◆ **RECORDED INFORMATION**:
········
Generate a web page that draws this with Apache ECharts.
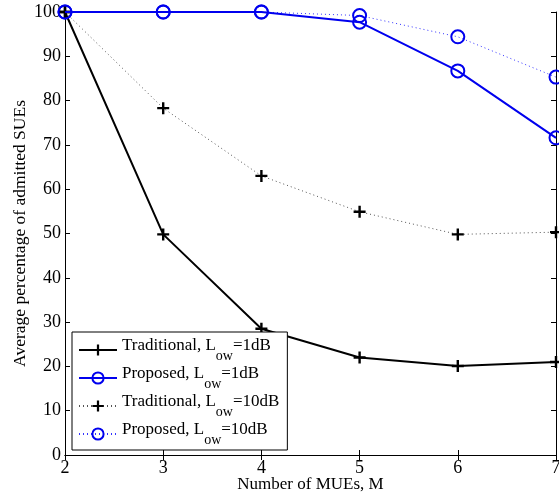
········
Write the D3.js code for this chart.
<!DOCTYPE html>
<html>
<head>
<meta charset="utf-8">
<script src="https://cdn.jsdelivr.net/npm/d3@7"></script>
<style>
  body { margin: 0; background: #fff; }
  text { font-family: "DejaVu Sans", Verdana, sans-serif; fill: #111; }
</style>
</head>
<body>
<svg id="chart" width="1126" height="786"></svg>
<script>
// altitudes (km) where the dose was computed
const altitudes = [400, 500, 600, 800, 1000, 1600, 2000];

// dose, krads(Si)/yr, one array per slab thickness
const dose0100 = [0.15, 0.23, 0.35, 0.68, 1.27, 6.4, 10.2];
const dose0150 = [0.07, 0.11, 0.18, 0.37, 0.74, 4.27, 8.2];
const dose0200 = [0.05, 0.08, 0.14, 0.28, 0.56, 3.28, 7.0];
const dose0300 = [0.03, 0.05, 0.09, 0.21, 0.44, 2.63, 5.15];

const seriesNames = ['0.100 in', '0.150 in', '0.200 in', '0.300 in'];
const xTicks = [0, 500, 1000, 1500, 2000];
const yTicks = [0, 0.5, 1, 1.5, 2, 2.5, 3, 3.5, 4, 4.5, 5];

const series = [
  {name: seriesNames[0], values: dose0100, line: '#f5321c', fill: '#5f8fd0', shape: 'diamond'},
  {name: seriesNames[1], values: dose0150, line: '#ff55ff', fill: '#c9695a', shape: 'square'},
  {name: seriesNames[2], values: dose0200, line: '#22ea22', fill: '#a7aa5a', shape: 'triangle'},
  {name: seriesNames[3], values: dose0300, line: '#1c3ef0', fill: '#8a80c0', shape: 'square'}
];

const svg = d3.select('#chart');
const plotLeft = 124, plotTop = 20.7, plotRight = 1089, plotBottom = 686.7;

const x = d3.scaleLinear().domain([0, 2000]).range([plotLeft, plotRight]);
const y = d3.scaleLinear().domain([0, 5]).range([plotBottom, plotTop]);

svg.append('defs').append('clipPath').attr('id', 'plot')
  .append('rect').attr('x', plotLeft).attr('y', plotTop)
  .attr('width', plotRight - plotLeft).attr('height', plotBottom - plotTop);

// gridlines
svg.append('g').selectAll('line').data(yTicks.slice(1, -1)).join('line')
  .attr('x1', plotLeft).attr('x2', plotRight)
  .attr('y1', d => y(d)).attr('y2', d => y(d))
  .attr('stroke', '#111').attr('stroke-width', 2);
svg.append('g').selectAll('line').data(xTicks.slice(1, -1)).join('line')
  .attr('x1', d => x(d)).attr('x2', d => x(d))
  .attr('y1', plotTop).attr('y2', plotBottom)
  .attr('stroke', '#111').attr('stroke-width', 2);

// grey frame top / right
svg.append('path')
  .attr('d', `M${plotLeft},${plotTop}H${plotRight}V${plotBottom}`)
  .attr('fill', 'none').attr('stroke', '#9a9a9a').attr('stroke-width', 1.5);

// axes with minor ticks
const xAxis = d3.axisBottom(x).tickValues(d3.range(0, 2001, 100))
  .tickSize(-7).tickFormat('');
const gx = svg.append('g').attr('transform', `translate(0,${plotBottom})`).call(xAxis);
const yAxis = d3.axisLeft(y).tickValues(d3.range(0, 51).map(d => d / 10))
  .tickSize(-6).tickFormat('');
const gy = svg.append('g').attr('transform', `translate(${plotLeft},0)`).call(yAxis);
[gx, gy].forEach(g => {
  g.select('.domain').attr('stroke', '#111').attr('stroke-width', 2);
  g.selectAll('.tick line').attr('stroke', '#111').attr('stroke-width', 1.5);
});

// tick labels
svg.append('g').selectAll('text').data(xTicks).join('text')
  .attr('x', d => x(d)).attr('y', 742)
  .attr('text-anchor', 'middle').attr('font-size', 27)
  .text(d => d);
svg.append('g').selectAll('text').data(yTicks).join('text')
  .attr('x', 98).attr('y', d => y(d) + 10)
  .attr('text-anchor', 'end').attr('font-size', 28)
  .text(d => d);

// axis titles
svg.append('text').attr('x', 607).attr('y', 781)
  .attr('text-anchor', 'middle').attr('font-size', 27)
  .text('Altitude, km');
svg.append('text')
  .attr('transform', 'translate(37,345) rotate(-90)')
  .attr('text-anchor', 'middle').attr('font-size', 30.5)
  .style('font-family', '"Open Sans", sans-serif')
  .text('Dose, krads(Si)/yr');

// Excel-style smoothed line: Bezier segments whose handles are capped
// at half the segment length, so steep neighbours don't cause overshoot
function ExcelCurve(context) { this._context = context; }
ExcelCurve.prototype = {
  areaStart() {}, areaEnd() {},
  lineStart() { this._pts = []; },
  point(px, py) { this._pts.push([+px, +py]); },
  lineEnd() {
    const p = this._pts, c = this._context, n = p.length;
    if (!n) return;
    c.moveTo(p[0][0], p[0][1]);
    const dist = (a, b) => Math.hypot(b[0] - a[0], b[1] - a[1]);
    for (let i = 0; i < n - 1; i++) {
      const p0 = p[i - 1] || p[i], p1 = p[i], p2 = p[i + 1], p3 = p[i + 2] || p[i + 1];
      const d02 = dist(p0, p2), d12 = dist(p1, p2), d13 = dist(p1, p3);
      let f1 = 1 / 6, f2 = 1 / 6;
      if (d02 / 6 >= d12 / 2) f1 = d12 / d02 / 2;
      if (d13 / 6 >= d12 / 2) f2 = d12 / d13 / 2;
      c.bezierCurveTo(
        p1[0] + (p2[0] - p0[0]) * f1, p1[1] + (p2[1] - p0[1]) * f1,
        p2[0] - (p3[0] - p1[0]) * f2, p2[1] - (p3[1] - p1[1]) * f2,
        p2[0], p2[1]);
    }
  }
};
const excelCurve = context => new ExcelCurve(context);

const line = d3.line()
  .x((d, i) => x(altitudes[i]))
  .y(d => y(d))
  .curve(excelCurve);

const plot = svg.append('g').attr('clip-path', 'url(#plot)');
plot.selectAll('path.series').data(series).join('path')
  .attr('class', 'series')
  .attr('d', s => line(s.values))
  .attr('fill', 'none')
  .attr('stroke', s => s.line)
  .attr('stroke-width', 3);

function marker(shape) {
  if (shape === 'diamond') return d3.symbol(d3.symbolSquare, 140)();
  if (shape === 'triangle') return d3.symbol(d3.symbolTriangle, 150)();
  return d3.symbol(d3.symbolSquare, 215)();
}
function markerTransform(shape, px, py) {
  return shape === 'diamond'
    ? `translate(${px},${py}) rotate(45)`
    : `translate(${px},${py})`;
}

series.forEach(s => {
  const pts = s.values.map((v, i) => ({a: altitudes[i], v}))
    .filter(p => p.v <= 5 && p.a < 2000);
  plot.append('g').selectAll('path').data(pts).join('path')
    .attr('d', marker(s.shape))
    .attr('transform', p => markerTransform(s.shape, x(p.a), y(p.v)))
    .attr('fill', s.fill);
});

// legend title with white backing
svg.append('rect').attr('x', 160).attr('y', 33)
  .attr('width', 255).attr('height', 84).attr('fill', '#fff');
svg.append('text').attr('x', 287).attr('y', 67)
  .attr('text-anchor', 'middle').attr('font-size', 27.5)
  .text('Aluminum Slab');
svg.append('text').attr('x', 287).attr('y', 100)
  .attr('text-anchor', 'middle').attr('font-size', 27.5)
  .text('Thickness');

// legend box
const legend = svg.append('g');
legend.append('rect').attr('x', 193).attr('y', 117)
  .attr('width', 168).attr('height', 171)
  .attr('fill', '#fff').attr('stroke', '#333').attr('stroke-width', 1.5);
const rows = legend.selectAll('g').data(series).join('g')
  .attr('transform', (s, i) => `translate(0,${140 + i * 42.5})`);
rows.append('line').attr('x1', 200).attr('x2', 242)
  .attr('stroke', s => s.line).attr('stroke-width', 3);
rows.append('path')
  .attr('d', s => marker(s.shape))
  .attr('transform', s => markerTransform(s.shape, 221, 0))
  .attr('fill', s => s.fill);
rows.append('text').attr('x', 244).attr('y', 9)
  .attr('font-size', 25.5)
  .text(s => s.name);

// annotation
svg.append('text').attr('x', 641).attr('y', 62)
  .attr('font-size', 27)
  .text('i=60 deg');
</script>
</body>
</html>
········
◆ **WHAT TO DO**: Of the entries above, repeat exactly the lines from the line with "Write the D3.js code for this chart." through the line with "3.5, 4, 4.5, 5];", both of them included.

◆ **EXPECTED OUTPUT**:
Write the D3.js code for this chart.
<!DOCTYPE html>
<html>
<head>
<meta charset="utf-8">
<script src="https://cdn.jsdelivr.net/npm/d3@7"></script>
<style>
  body { margin: 0; background: #fff; }
  text { font-family: "DejaVu Sans", Verdana, sans-serif; fill: #111; }
</style>
</head>
<body>
<svg id="chart" width="1126" height="786"></svg>
<script>
// altitudes (km) where the dose was computed
const altitudes = [400, 500, 600, 800, 1000, 1600, 2000];

// dose, krads(Si)/yr, one array per slab thickness
const dose0100 = [0.15, 0.23, 0.35, 0.68, 1.27, 6.4, 10.2];
const dose0150 = [0.07, 0.11, 0.18, 0.37, 0.74, 4.27, 8.2];
const dose0200 = [0.05, 0.08, 0.14, 0.28, 0.56, 3.28, 7.0];
const dose0300 = [0.03, 0.05, 0.09, 0.21, 0.44, 2.63, 5.15];

const seriesNames = ['0.100 in', '0.150 in', '0.200 in', '0.300 in'];
const xTicks = [0, 500, 1000, 1500, 2000];
const yTicks = [0, 0.5, 1, 1.5, 2, 2.5, 3, 3.5, 4, 4.5, 5];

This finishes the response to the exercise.